Legal holes are formed. Like black holes they suck into them more and more established checks on state power. France tries to ban taking photos of police. Poland does it. A Dutch journalist reporting on refugees in Greece is advised by her embassy to get out because it is not safe. Outrageous sentences for non-violent protest in Britain. 

Each authoritarian and racist twist acts like a ratchet mechanism. Whether those doing it are constitutional liberals or racist national-conservatives, as in Poland and Hungary, it lowers the threshold for worse. 

By pointing to an external threat, the previously admonished Polish government is now hailed across Europe as holding the frontier against a modern Asiatic despotism.

Every tear gas canister in Poland fired against refugees authenticates in France the fascist Marine Le Pen and the racist demagogue Eric Zemmour in advance of the presidential election next April.

Like a sorceror’s apprentice, mainstream politicians adopt further panicked measures. The result is that immigration is the highest concern of voters in France. 

According to the World Values Surveys and other measures France has long had worse popular attitudes to migrants and ethnic minorities than Poland or Hungary. 

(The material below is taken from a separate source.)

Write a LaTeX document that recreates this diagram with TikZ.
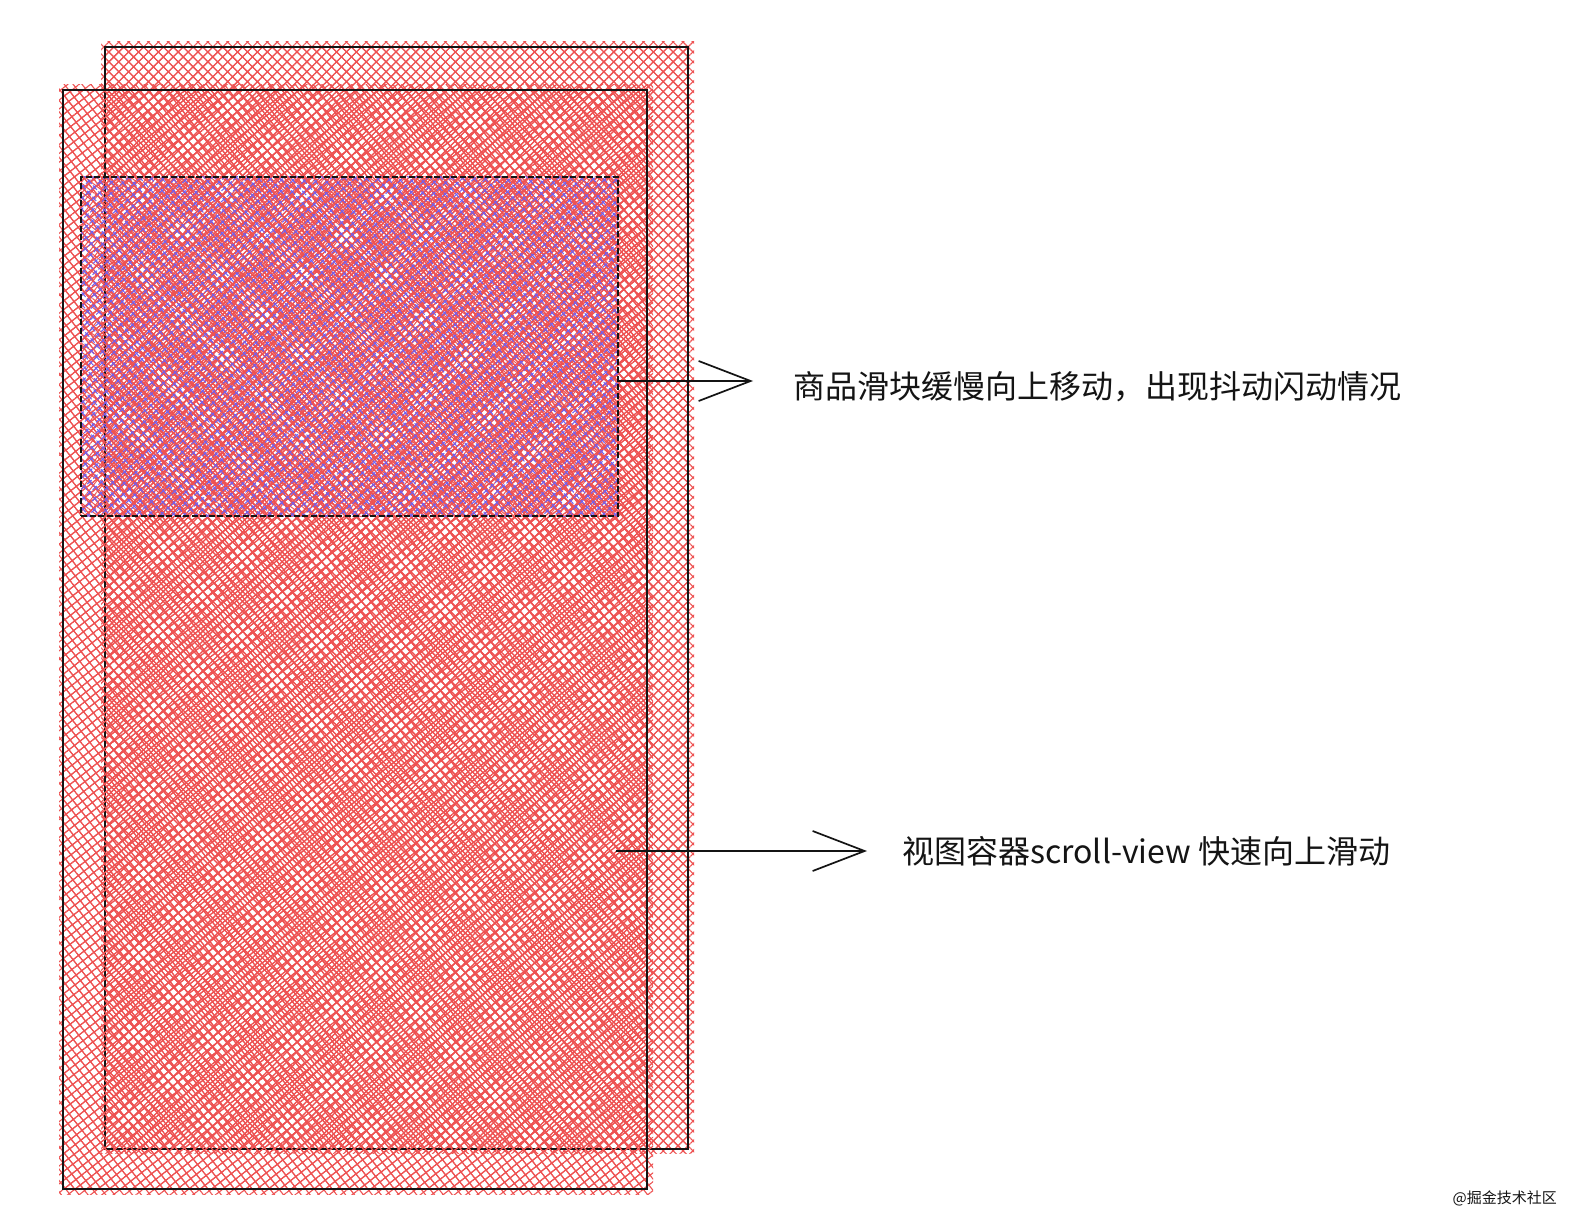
\documentclass[tikz,border=0pt]{standalone}
\usepackage{fontspec}
\newfontfamily\cjk{Noto Sans CJK SC}
\usetikzlibrary{patterns.meta,arrows.meta}
\definecolor{hred}{RGB}{238,82,82}
\definecolor{hblue}{RGB}{112,96,240}
\definecolor{ink}{RGB}{20,20,20}
\begin{document}
\begin{tikzpicture}[x=1pt,y=-1pt,
  backhatch/.style={pattern={Hatch[angle=45,distance=7pt,line width=1.1pt]},pattern color=hred},
  fronthatch/.style={pattern={Hatch[angle=38,distance=7pt,line width=1.1pt]},pattern color=hred},
  slidehatchA/.style={pattern={Hatch[angle=52,distance=7pt,line width=1pt]},pattern color=hred},
  slidehatchB/.style={pattern={Hatch[angle=42,distance=8pt,line width=1pt]},pattern color=hblue},
  boxline/.style={draw=ink,line width=2.3pt,inner sep=0pt,outer sep=0pt},
  dashline/.style={draw=ink,line width=1.5pt,dash pattern=on 6pt off 2.5pt,inner sep=0pt,outer sep=0pt},
  conn/.style={draw=ink,line width=1.7pt,-{Straight Barb[length=52pt,width=40pt,line width=1.7pt]}},
  lbl/.style={font=\cjk\fontsize{32}{37}\selectfont,text=ink,anchor=west,inner sep=0pt}
]
\useasboundingbox (0,0) rectangle (1584,1230);
\fill[white] (0,0) rectangle (1584,1230);
% back rectangle
\path[backhatch] (101,42) rectangle (694,1153);
\node[boxline,backhatch,minimum width=583pt,minimum height=1102pt] (back) at (396.5,598) {};
% front rectangle
\path[fronthatch] (59,85) rectangle (653,1194);
\node[boxline,fronthatch,minimum width=584pt,minimum height=1099pt] (front) at (355,639.5) {};
% slider
\path[slidehatchA] (81,177) rectangle (618,516);
\node[dashline,slidehatchB,minimum width=537pt,minimum height=339pt] (slider) at (349.5,346.5) {};
% arrows
\coordinate (t1) at (753,381);
\coordinate (s2) at (616,851);
\coordinate (t2) at (867,851);
\draw[conn] (slider.east |- t1) -- (t1);
\draw[conn] (s2) -- (t2);
% labels
\node[lbl] (l1) at (793,387) {商品滑块缓慢向上移动，出现抖动闪动情况};
\node[lbl] (l2) at (902,851) {视图容器scroll-view 快速向上滑动};
\node[font=\cjk\fontsize{15}{17}\selectfont,text=ink,anchor=east,inner sep=0pt] (wm) at (1557,1198) {@掘金技术社区};
\end{tikzpicture}
\end{document}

It’s not the people. It’s the politicians. There is more than one green lamp alight in Poland. In recent weeks there has been a large pro-refugee demonstration. 

The counter-protest to a fascist mobilisation was bigger than previously and the racists’ smaller. There is a massive women’s movement against the near total ban on abortion. 

Civil society and political mobilisations will take place this weekend in Austria, Germany, Britain and elsewhere. A large refugee contingent was firmly at the centre of the annual mobilisation of the Greek working class in Athens. That is where this question belongs. 

It is not a specialist NGO or foreign policy issue. 

It is a vital issue for the labour movement. What they do without journalistic witness on the border, they will do to us on the street or in our homes or at work. 

No Fortress Europe. No Fortress Britain. Let these people in.